Jesus makes a logical deduction, arguing from the greater to the lesser. We are more important than what we eat and wear. Life and body are more significant than food and clothing. The latter are but means to sustain the former ends. Since God gave the more important gifts (life and body), He can be trusted to supply things of lesser consequence (food and clothes). A bigger gift includes the smaller gift. “He who gives a jewel does not grudge the box in which it is sent” (Glover).
None of us engineered our life. God breathed into our nostrils the breath of life. None of us manufactured our body. God knit them in our mothers’ wombs.

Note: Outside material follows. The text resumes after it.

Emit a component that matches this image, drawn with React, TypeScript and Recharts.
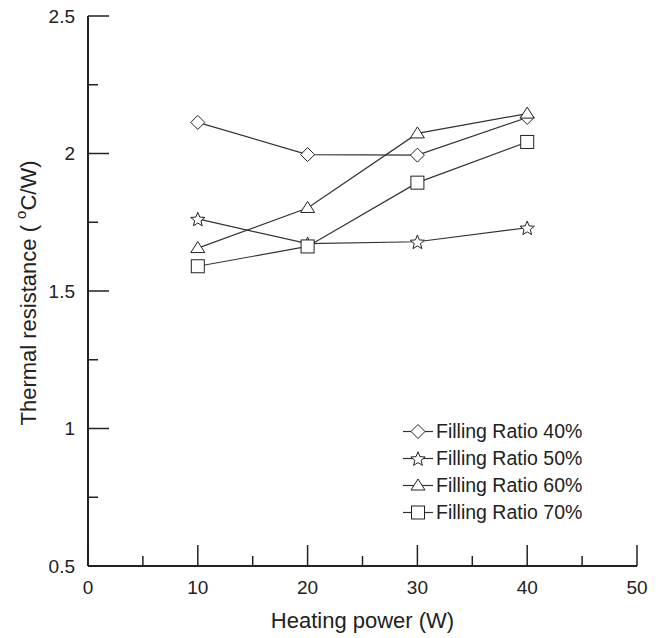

Our lives and bodies were not thrown at random into the world. We are not cosmic accidents, but by-products of order and forethought. Included in this blueprint and foresight was God’s intent to sustain what He began. He who planned a foundation of existence will provide a superstructure of supply. We had to trust God for life and body–we did not create ours. We have to trust Him for all else.
Some think our present text means God will always give us food and clothing. This interpretation is not precisely accurate. It is more correct to say, God will always give us food and clothing, as long as He wants our lives to continue. We are assured of sustenance only as long as God appoints our bodies to go on.
David testified, “My times are in Thy hand” (PS 31:15). God determines the course of our lives. There may be times when God will dictate for us something other than food and clothing. Our Christian brothers and sisters in Sudan are being starved to death by Islamic rulers. Our dear friend Y in the big country tells of a family of four whose food rations were limited as punishment for their belief in Jesus. Starvation drove the father into the woods one day to forage for vegetables and berries. At the end of an exhausting day, he made his way home, only to find the authorities waiting to confiscate what he had found. Heroes in the roll call of faith were mocked, scourged, bound, imprisoned, stoned, sawn in two, and beheaded. They wandered in sheepskins and goatskins; being destitute, afflicted, tormented; they wandered in deserts, mountains, dens, and caves (HB 11:36-38). I remember a story Dad told. A Roman battalion was ordered to take 100 Christians up a mountain to perish in the cold. The naked believers were driven higher and higher up the slope. When one of the shivering believers recanted and begged for his life, the Roman commander, having been ordered to kill exactly 100 believers, took off his clothes and put them on the deserter. Confessing he had secretly become a Christian, the commander walked unclothed to his own death in the cold.
In our present text, Jesus is not promising us everything will be peaches and cream. He is rather assuring us that difficult straits can happen to believers only at God’s discretion. Knowing this, Peter said, “Let them that suffer according to the will of God commit the keeping of their souls to Him” (1 P 4:19). Believers are never at the whim of fate or chance. We must remove from our minds any concept or notion of luck and accidental events. As long as we have God-ordained purposes to fulfill in life and body, God will preserve and protect. His work in us will not remain unfinished, but when His work in us is finished, we will not remain.
God who rules the Universe is also Sovereign Lord over all our individual lives. He knows, and deals with, us one by one–this is by definition the meaning of a personal relationship. Like it or not, we are totally dependent on God, and our worry cannot change God’s ultimate sovereign will for our existence. He decides how long and strong life will be. Thus, entrust to Him its length and strength.